> SHORT TASK
Start at the first line of the material below and retype each line through the one containing "import plotly.graph_objects as go", exactly.

> DATA SEGMENT
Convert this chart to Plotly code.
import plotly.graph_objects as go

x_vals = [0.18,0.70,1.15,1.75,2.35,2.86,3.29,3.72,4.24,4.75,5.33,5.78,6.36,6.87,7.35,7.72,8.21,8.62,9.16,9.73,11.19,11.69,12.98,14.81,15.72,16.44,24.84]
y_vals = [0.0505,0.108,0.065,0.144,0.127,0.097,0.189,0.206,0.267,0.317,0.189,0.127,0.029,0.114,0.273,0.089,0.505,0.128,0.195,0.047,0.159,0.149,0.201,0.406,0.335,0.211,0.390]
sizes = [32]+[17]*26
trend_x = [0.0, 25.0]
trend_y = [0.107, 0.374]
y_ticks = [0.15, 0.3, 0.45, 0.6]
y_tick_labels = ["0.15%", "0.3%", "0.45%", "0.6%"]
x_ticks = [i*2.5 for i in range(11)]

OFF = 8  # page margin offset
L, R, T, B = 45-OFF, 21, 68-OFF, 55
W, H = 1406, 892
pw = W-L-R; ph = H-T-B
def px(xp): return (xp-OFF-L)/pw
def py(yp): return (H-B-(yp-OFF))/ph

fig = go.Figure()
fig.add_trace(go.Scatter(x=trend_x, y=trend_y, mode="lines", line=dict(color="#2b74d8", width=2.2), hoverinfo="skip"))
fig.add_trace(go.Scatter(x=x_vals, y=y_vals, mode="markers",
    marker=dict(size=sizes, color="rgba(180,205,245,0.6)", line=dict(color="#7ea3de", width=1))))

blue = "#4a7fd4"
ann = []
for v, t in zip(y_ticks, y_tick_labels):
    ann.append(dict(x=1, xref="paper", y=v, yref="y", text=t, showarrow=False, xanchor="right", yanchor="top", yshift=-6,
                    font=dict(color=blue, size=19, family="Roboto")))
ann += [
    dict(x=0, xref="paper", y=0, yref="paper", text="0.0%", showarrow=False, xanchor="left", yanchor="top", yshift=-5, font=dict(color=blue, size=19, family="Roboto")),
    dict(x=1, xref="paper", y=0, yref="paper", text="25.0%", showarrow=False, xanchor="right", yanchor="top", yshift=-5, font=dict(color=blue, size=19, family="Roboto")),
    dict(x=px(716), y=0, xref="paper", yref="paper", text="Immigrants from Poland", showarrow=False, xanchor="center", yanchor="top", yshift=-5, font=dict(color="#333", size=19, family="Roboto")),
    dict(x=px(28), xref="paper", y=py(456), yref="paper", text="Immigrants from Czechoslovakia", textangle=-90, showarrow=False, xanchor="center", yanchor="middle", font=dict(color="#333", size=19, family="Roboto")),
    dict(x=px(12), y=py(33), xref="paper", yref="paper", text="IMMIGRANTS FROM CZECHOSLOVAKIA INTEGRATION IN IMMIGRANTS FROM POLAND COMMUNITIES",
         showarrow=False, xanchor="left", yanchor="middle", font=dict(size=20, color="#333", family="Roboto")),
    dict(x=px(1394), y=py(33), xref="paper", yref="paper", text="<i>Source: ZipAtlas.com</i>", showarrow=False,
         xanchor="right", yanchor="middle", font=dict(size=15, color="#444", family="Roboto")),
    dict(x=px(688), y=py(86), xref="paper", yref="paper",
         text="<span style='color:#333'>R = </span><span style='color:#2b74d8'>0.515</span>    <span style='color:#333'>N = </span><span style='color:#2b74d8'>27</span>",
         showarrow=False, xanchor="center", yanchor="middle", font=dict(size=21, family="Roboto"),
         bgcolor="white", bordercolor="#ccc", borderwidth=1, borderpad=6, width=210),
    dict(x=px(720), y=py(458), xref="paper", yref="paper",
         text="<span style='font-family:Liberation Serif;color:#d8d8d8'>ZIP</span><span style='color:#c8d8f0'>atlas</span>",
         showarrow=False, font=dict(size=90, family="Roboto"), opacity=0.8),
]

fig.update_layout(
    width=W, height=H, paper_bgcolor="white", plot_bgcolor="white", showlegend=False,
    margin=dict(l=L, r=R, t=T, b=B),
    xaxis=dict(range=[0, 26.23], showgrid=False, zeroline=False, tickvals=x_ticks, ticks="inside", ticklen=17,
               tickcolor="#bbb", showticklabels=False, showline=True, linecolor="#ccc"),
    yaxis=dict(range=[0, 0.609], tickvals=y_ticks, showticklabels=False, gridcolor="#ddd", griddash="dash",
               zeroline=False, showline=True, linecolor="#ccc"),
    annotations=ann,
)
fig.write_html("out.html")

> SOLUTION TO THIS TASK
Convert this chart to Plotly code.
import plotly.graph_objects as go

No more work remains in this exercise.